As a reminder, when Frank Bailey called State Trooper Lieutenant Rodney Dial in February to pressure him about Wooten, Bailey mentioned "funny business" about a workers comp claim Wooten had submitted–basically that days after Wooten submitted the workers comp claim, he was caught on a snowmobile. Bailey also suggests that Wooten may have hid a pre-existing injury on his Trooper application.

It sounds like someone from the Governor’s office called the workers comp contractor, Murlene Wilkes, gave her this information, and pushed her to deny the coverage on that basis. Wilkes refused to deny the claim. But when Wilkes spoke with Branchflower, she said the Governor’s office had not pressured her. [Update: Andrew Halcro has some on this.]

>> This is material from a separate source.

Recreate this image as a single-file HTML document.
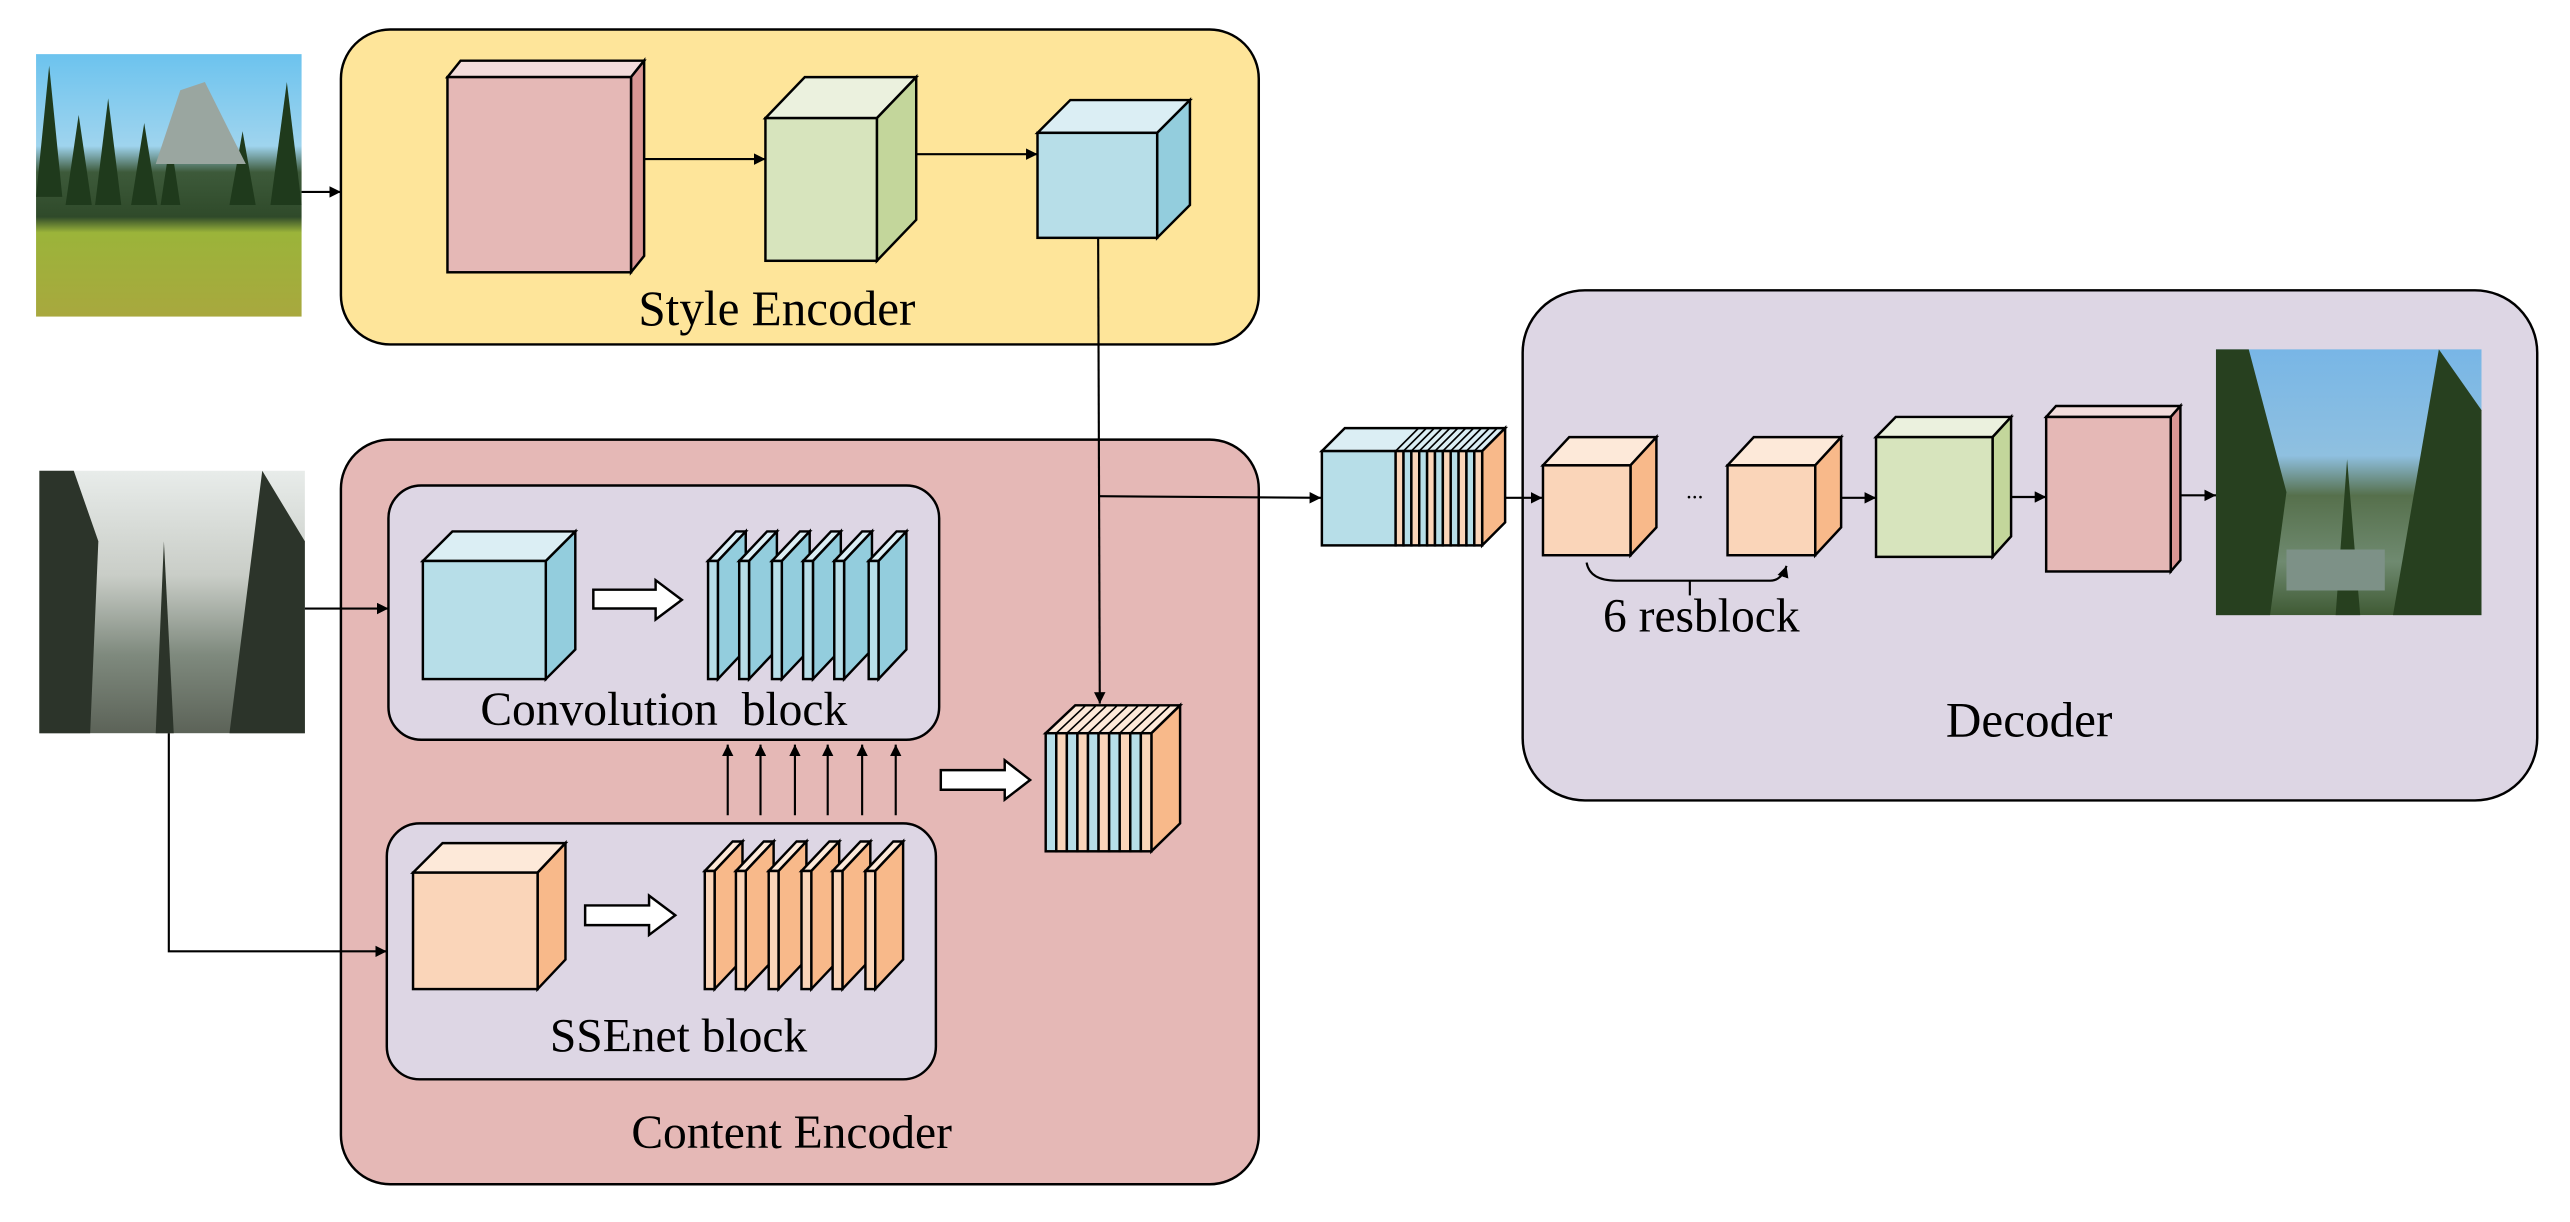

And Branchflower says, "Wilkes may have had a financial incentive to cover up." Sure, it may just be that Wilkes didn’t want to lose the contract with the state, and so didn’t admit the pressure to Branchflower. Branchflower may just mean that Wilkes decided, on her own, not to piss off Sarah Palin.

But it sure makes you wonder whether someone made the threat of losing the contract explicit.